CUIRIS, Juan Bautista
(active 1590s in Michoacán, Mexico)

Portrait of Christ Made of Humming Bird and Parrot Feathers

1590s
Feathers on copper support, 25 x 18 cm
Kunsthistorisches Museum, Vienna

The picture represents an "Indian" feather picture, in which the pictorial motif is composed of many small, colourfully dazzling bird feathers. It originates from Michoacán, Mexico, where the pre-Hispanic art of feather painting flourished in the early colonial period under the auspices of Bishop Vasco de Quiroga (1470-1565) at trade schools attached to the region's Augustinian monasteries, particularly the one in Tiripetio, and later in workshops in other towns around Lake Pátzcuaro. The shown example and its companion piece representing the Weeping Virgin, were signed by Juan Bautista Cuiris.

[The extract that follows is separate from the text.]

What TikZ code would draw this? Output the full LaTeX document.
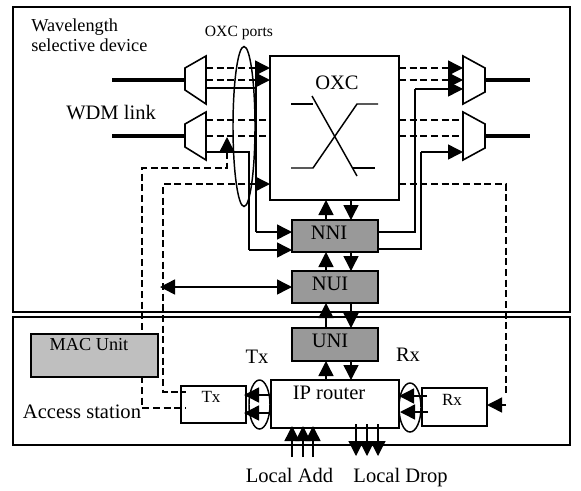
\documentclass[tikz,border=0pt]{standalone}
\usepackage{fontspec}
\setmainfont{Liberation Serif}
\usetikzlibrary{arrows.meta,shapes.geometric}
\newcommand{\fsz}[1]{\fontsize{#1}{#1}\selectfont}
\tikzset{
  wire/.style={line width=1.1pt,draw=black},
  dash line/.style={wire,dash pattern=on 5.2pt off 2.8pt},
  link/.style={line width=2.4pt,draw=black},
  tipped/.style={wire,-{Triangle[length=11.25pt,width=11.25pt]}},
  both tipped/.style={wire,{Triangle[length=11.25pt,width=11.25pt]}-{Triangle[length=11.25pt,width=11.25pt]}},
  panel/.style={draw=black,line width=1.2pt},
  box/.style={draw=black,line width=1.2pt,inner sep=0pt,outer sep=0pt,fill=white},
  grey box/.style={box,fill=black!40},
  mac box/.style={box,fill=black!25},
  oval/.style={ellipse,draw=black,line width=1.1pt,inner sep=0pt,outer sep=0pt},
  big/.style={inner sep=0pt,anchor=base,font=\fsz{15.4pt}},
  mid/.style={inner sep=0pt,anchor=base,font=\fsz{13.7pt}},
  small/.style={inner sep=0pt,anchor=base,font=\fsz{12.8pt}},
  tiny label/.style={inner sep=0pt,anchor=base,font=\fsz{11.7pt}},
  plex/.style={draw=black,line width=1.2pt,fill=white},
}
\begin{document}
\begin{tikzpicture}[x=0.75pt,y=-0.75pt]
\useasboundingbox (0,0) rectangle (581,490);
% panels
\node[panel,inner sep=0pt,outer sep=0pt,minimum width=417.75pt,minimum height=228.75pt] (upper) at (291.5,159.5) {};
\node[panel,inner sep=0pt,outer sep=0pt,minimum width=417.75pt,minimum height=96pt] (lower) at (291.5,380.7) {};
% guides
\coordinate (xu) at (326,0);
\coordinate (xd) at (351,0);
% multiplexers
\coordinate (d1a) at (185,68);\coordinate (d1b) at (206,56);\coordinate (d1c) at (206,104);\coordinate (d1d) at (185,90);
\coordinate (d2a) at (185,124);\coordinate (d2b) at (206,112);\coordinate (d2c) at (206,160);\coordinate (d2d) at (185,147);
\coordinate (m1a) at (463,56);\coordinate (m1b) at (485,68);\coordinate (m1c) at (485,92);\coordinate (m1d) at (463,104);
\coordinate (m2a) at (463,112);\coordinate (m2b) at (485,124);\coordinate (m2c) at (485,148);\coordinate (m2d) at (463,160);
% main boxes
\node[box,minimum width=96.75pt,minimum height=108pt] (oxc) at (334.5,128) {};
\node[grey box,minimum width=64.5pt,minimum height=24pt] (nni) at (335,236) {};
\node[grey box,minimum width=64.5pt,minimum height=24pt] (nui) at (335,287) {};
\node[grey box,minimum width=64.5pt,minimum height=24.75pt] (uni) at (335,344.5) {};
\node[box,minimum width=96pt,minimum height=36pt] (ip) at (335,404) {};
\node[box,minimum width=48.75pt,minimum height=27.75pt] (tx) at (213.5,404.5) {};
\node[box,minimum width=48.75pt,minimum height=28.5pt] (rx) at (454.5,407) {};
% dashed control lines
\coordinate (c1) at (142,168);\coordinate (c2) at (142,408);
\coordinate (c3) at (163,184);\coordinate (c4) at (163,392);
\coordinate (c5) at (506,184);\coordinate (c6) at (506,405);
\coordinate (c7) at (227,168);
\coordinate (c8) at (227,152);
\draw[dash line] (c8) -- (c7) -- (c1) -- (c2) -- (186,408);
\draw[dash line] (256,184) -- (c3) -- (c4) -- (186,392);
\draw[dash line] (oxc.east |- c5) -- (c5) -- (506,396);
\draw[dash line] (206,68) -- (257,68);
\draw[dash line] (206,80) -- (257,80);
\draw[dash line] (206,120) -- (oxc.west |- 0,120);
\draw[dash line] (206,136) -- (oxc.west |- 0,136);
\draw[dash line] (oxc.east |- 0,68) -- (449,68);
\draw[dash line] (oxc.east |- 0,80) -- (449,80);
\draw[dash line] (oxc.east |- 0,120) -- (463,120);
\draw[dash line] (oxc.east |- 0,136) -- (463,136);
% WDM links
\coordinate (l1) at (112,80);\coordinate (l2) at (112,136);
\coordinate (r1) at (530,80);\coordinate (r2) at (530,136);
\draw[link] (l1) -- (185,80);
\draw[link] (l2) -- (185,136);
\draw[link] (485,80) -- (r1);
\draw[link] (485,136) -- (r2);
\draw[plex] (d1a) -- (d1b) -- (d1c) -- (d1d) -- cycle;
\draw[plex] (d2a) -- (d2b) -- (d2c) -- (d2d) -- cycle;
\draw[plex] (m1a) -- (m1b) -- (m1c) -- (m1d) -- cycle;
\draw[plex] (m2a) -- (m2b) -- (m2c) -- (m2d) -- cycle;
% arrows into / out of OXC
\draw[tipped] (255,68) -- (oxc.west |- 0,68);
\draw[tipped] (255,80) -- (oxc.west |- 0,80);
\draw[tipped] (255,184) -- (oxc.west |- 0,184);
\draw[tipped] (447,68) -- (m1a |- 0,68);
\draw[tipped] (447,80) -- (m1a |- 0,80);
\draw[tipped] (415,89) -- (m1a |- 0,89);
\draw[tipped] (421,152) -- (m2a |- 0,152);
% demux drops to NNI
\coordinate (v1) at (256,88);
\coordinate (v2) at (256,232);
\coordinate (v3) at (249,152);
\coordinate (v4) at (249,250);
\draw[wire] (206,88) -- (v1) -- (v2);
\draw[tipped] (v2) -- (nni.west |- v2);
\draw[wire] (206,152) -- (v3) -- (v4);
\draw[tipped] (v4) -- (nni.west |- v4);
\draw[tipped] (c7 |- 0,152) -- (c7 |- 0,137);
% NNI to mux
\draw[wire] (nni.east |- 0,232) -- (415,232) -- (415,89);
\draw[wire] (nni.east |- 0,249) -- (421,249) -- (421,152);
% vertical stack
\draw[tipped] (xu |- nni.north) -- (xu |- oxc.south);
\draw[tipped] (xd |- oxc.south) -- (xd |- nni.north);
\draw[tipped] (xu |- nui.north) -- (xu |- nni.south);
\draw[tipped] (xd |- nni.south) -- (xd |- nui.north);
\draw[tipped] (xu |- uni.north) -- (xu |- nui.south);
\draw[tipped] (xd |- nui.south) -- (xd |- uni.north);
\draw[tipped] (xu |- ip.north) -- (xu |- uni.south);
\draw[tipped] (xd |- uni.south) -- (xd |- ip.north);
% NUI double arrow
\coordinate (n1) at (160,287);
\draw[both tipped] (n1) -- (nui.west |- n1);
% Rx feed
\draw[tipped] (c6) -- (rx.east |- c6);
% Tx / Rx arrows
\draw[tipped] (ip.west |- 0,395) -- (244,395);
\draw[tipped] (ip.west |- 0,413) -- (244,413);
\draw[tipped] (427,396) -- (399,396);
\draw[tipped] (428,412) -- (400,412);
% local add / drop
\draw[tipped] (292,457) -- (292,426);
\draw[tipped] (303,457) -- (303,426);
\draw[tipped] (313,457) -- (313,426);
\draw[tipped] (356,424) -- (356,456);
\draw[tipped] (367,424) -- (367,456);
\draw[tipped] (378,424) -- (378,456);
% MAC
\node[mac box,minimum width=95.25pt,minimum height=32.25pt] (mac) at (94.5,355.5) {};
% ovals
\node[oval,minimum width=16.5pt,minimum height=120pt] (ports) at (244,126.5) {};
\node[oval,minimum width=15.75pt,minimum height=36.75pt] (txoval) at (259.5,404.5) {};
\node[oval,minimum width=16.5pt,minimum height=36.75pt] (rxoval) at (410,407.5) {};
% cross
\draw[wire] (291,104) -- (313,104);
\draw[wire] (312,96) -- (357,176);
\draw[wire] (353,168) -- (375,168);
\draw[wire] (291,168) -- (313,168) -- (357,104) -- (378,104);
% labels
\node[big] (toxc) at (337,89) {OXC};
\node[big] (tnni) at (329,239) {NNI};
\node[big] (tnui) at (330,290) {NUI};
\node[big] (tuni) at (330,347) {UNI};
\node[big] (tip) at (329,399) {IP router};
\node[mid] (tmac) at (89,350) {MAC Unit};
\node[small] (ttxs) at (211,402) {Tx};
\node[small] (trxs) at (452,405) {Rx};
\node[big] (ttx) at (257,363) {Tx};
\node[big] (trx) at (408,361) {Rx};
\node[big] (tacc) at (82,418) {Access station};
\node[big] (tadd) at (289.5,482) {Local Add};
\node[big] (tdrop) at (400.5,482) {Local Drop};
\node[mid,anchor=base west] (twave) at (31,31) {Wavelength};
\node[mid,anchor=base west] (tsel) at (31,51) {selective device};
\node[big,anchor=base west] (twdm) at (66,119) {WDM link};
\node[tiny label] (tports) at (239,36) {OXC ports};
\end{tikzpicture}
\end{document}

The inspiration for the feather mosaics was traced back to engravings executed in Rome by the French-born engraver Philippe Thomassin (1562-1622) around 1590, Thomassin, who was close to the circle of Giulio Romano and Antonio Tempesta, based the engravings on drawings by the miniaturist Giulio Clovio. The relative speed with which these Italian Mannerist images traveled to Michoacán and back again to Europe - probably passing through Spain before ultimately enriching the Kunstkammer of Rudolph II in Vienna - is an interesting example of artistic diffusion in the sixteenth century.